Establish a habit of reading privacy notices during app updates, not just installation. Vendors frequently alter data practices in response to regulatory pressure or market demands. Track these changes by saving copies of key provisions and noting any new data sharing with partners. If a device provides an option to export or delete your data, use it to maintain control and facilitate audits. Documenting changes helps you hold manufacturers to their stated privacy commitments. This practice is especially important for devices you cannot physically disconnect, such as smart lighting ecosystems or central hubs.
The ultimate aim is a resilient, privacy-conscious home that remains functional and welcoming. Create a baseline configuration with minimal permissions and gradually increase capability only as needed for new features.
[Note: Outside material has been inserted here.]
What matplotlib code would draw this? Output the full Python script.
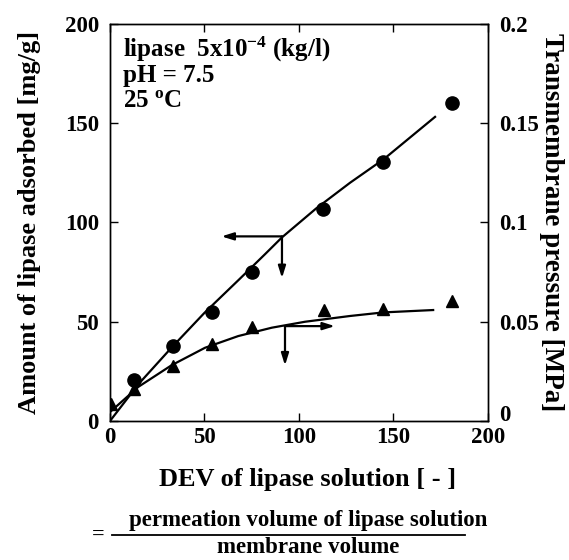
import matplotlib.pyplot as plt
import numpy as np

plt.rcParams['font.family'] = ['Liberation Serif', 'DejaVu Serif']
plt.rcParams['font.weight'] = 'bold'
plt.rcParams['mathtext.fontset'] = 'custom'
plt.rcParams['mathtext.rm'] = 'Liberation Serif:bold'
plt.rcParams['mathtext.bf'] = 'Liberation Serif:bold'
plt.rcParams['mathtext.it'] = 'Liberation Serif:bold'
plt.rcParams['mathtext.default'] = 'bf'

# adsorbed amount (circles), left axis [mg/g]
dev_ads = [12.9, 33.5, 54.1, 75.3, 112.9, 144.3, 180.8]
amount_ads = [20.5, 37.9, 54.7, 75.1, 107.0, 130.5, 160.3]

# transmembrane pressure (triangles), right axis [MPa]
dev_tmp = [0.4, 12.9, 33.5, 54.0, 75.3, 113.4, 144.3, 180.8]
tmp = [0.0084, 0.0163, 0.0278, 0.0386, 0.0475, 0.0559, 0.0564, 0.0606]

# fitted curves
fit_ads_x = [0, 15, 32.6, 50, 68, 82, 91, 109, 127, 145, 172]
fit_ads_y = [0, 18.5, 37, 54.5, 71, 84, 92.5, 107, 120, 132, 153.2]
fit_tmp_x = [0, 15, 32.6, 50.3, 67.9, 85.6, 103.2, 127, 144.6, 171]
fit_tmp_y = [0.0045, 0.0172, 0.0281, 0.0369, 0.0428, 0.0470, 0.0500, 0.0529, 0.0547, 0.0559]

# axis-indicating arrows: (start, end) in left-axis units
arrows = [((91, 93.0), (59, 93.0)), ((91, 93.0), (91, 72)),
          ((92.6, 47.8), (92.6, 28)), ((92.6, 47.8), (119, 47.8))]

fig = plt.figure(figsize=(5.69, 5.60), dpi=100)
ax = fig.add_axes([0.1933, 0.2482, 0.6643, 0.709])
ax2 = ax.twinx()

ax.plot(fit_ads_x, fit_ads_y, color='black', lw=1.6, zorder=2)
ax.plot(dev_ads, amount_ads, 'o', color='black', markersize=9.5, zorder=3)
ax2.plot(fit_tmp_x, fit_tmp_y, color='black', lw=1.6, zorder=2)
ax2.plot(dev_tmp, tmp, '^', color='black', markersize=8.5, zorder=3)

for (x0, y0), (x1, y1) in arrows:
    ax.annotate('', xy=(x1, y1), xytext=(x0, y0),
                arrowprops=dict(arrowstyle='-|>,head_length=0.7,head_width=0.22',
                                color='black', lw=1.6, shrinkA=0, shrinkB=0))

ax.set_xlim(0, 200)
ax.set_ylim(0, 200)
ax2.set_ylim(0, 0.2)
ax.set_xticks([0, 50, 100, 150, 200])
ax.set_yticks([0, 50, 100, 150, 200])
ax2.set_yticks([0, 0.05, 0.1, 0.15, 0.2])
ax2.set_yticklabels(['0', '0.05', '0.1', '0.15', '0.2'])
ax2.get_yticklabels()[0].set_verticalalignment('baseline')

ax.tick_params(direction='in', length=6, width=1, labelsize=16.5, top=True)
ax.tick_params(axis='y', pad=8)
ax.tick_params(axis='x', pad=4)
ax2.tick_params(direction='in', length=6, width=1, labelsize=16.5, pad=8)
for a in (ax, ax2):
    for s in a.spines.values():
        s.set_linewidth(1.0)

ax.set_ylabel('Amount of lipase adsorbed [mg/g]', fontsize=19, fontweight='bold', labelpad=17)
ax2.set_ylabel('Transmembrane pressure [MPa]', fontsize=19.5, fontweight='bold',
               rotation=-90, labelpad=18)

tx = (123 - 110) / 378
ax.text(tx, 1 - (57 - 24) / 397, 'lipase  5x10$^{-4}$ (kg/l)', transform=ax.transAxes,
        fontsize=18, fontweight='bold', va='baseline')
ax.text(tx, 1 - (82 - 24) / 397, 'pH = 7.5', transform=ax.transAxes, fontsize=18,
        fontweight='bold', va='baseline')
ax.text(tx, 1 - (107 - 24) / 397, '25 $^{o}$C', transform=ax.transAxes, fontsize=18,
        fontweight='bold', va='baseline')

fig.text(308 / 569, 1 - 486 / 560, 'DEV of lipase solution [ - ]', fontsize=19,
         fontweight='bold', ha='center', va='baseline')
fig.text(308 / 569, 1 - 526 / 560, 'permeation volume of lipase solution', fontsize=16.5,
         fontweight='bold', ha='center', va='baseline')
fig.text(308 / 569, 1 - 553 / 560, 'membrane volume', fontsize=16.5,
         fontweight='bold', ha='center', va='baseline')
fig.text(98 / 569, 1 - 535 / 560, '=', fontsize=16, fontweight='bold', ha='center', va='center')
fig.add_artist(plt.Line2D([112 / 569, 465 / 569], [1 - 535 / 560, 1 - 535 / 560],
                          color='black', lw=1.3))

fig.savefig('out.png', dpi=100)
Maintain separate profiles for different household members to limit data exposure from shared devices. Consider network monitoring tools that alert you to unusual data flows or unexpected external connections. Keeping a log of permissions, updates, and policy changes helps you detect patterns and respond quickly to potential leaks. As you evolve, your approach should balance convenience, safety, and privacy with transparent, auditable controls.
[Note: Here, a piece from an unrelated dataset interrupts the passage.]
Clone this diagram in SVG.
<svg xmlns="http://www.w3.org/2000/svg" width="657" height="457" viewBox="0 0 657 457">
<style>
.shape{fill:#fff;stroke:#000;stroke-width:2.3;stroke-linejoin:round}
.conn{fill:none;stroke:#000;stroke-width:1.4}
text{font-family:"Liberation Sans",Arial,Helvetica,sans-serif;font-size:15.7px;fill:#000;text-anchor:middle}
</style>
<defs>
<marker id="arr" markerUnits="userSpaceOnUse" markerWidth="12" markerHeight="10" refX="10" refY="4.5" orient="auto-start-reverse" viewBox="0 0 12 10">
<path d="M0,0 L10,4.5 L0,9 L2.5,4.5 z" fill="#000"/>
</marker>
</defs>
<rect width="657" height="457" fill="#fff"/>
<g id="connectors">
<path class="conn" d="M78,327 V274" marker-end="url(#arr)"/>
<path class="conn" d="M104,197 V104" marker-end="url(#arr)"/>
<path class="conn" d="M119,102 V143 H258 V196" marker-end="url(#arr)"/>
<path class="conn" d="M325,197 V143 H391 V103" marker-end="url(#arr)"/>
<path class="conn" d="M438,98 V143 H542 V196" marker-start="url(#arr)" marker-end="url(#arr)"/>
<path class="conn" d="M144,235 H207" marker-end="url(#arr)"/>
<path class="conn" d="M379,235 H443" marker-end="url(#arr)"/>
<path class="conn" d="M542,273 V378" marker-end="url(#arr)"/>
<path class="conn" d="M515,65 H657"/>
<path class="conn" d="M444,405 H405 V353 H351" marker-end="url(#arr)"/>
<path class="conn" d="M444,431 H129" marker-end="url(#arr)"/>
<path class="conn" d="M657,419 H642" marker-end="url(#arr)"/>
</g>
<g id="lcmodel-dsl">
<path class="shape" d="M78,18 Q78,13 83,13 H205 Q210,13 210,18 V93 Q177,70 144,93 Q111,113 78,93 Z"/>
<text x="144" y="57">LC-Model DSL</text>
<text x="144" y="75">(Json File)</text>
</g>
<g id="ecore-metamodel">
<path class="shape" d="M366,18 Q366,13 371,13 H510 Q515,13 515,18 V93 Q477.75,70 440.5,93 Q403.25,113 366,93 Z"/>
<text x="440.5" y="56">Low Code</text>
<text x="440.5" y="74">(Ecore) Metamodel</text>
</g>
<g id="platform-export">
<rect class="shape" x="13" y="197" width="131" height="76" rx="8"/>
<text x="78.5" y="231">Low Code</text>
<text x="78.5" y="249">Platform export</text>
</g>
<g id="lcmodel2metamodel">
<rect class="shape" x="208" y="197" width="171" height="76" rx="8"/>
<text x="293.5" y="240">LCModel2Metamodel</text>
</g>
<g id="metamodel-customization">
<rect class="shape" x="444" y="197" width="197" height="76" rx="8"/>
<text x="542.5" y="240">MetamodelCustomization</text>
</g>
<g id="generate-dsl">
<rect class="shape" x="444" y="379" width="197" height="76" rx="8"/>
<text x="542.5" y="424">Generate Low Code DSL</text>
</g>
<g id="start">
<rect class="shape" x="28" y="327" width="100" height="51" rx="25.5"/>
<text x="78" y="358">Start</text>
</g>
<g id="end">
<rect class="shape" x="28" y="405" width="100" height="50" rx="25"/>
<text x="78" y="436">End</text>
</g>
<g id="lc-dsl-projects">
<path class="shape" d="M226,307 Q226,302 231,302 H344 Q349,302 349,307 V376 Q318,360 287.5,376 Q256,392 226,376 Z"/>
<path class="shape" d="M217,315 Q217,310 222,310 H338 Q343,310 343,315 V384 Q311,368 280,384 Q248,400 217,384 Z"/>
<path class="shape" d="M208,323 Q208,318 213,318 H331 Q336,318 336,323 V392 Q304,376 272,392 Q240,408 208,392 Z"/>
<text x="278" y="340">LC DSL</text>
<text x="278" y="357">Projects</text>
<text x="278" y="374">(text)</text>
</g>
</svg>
In practice, privacy is an ongoing, collaborative effort among users, manufacturers, and platform providers. By maintaining a disciplined process of auditing, pruning, and configuring permissions, you can dramatically reduce continuous data collection without sacrificing the benefits of a connected home. The key is to treat every device as a potential data source, with a clear purpose, an explicit permission set, and a plan for how long data is kept and who can access it. With thoughtful maintenance, your smart home becomes less about data accumulation and more about secure, respectful technology that serves you.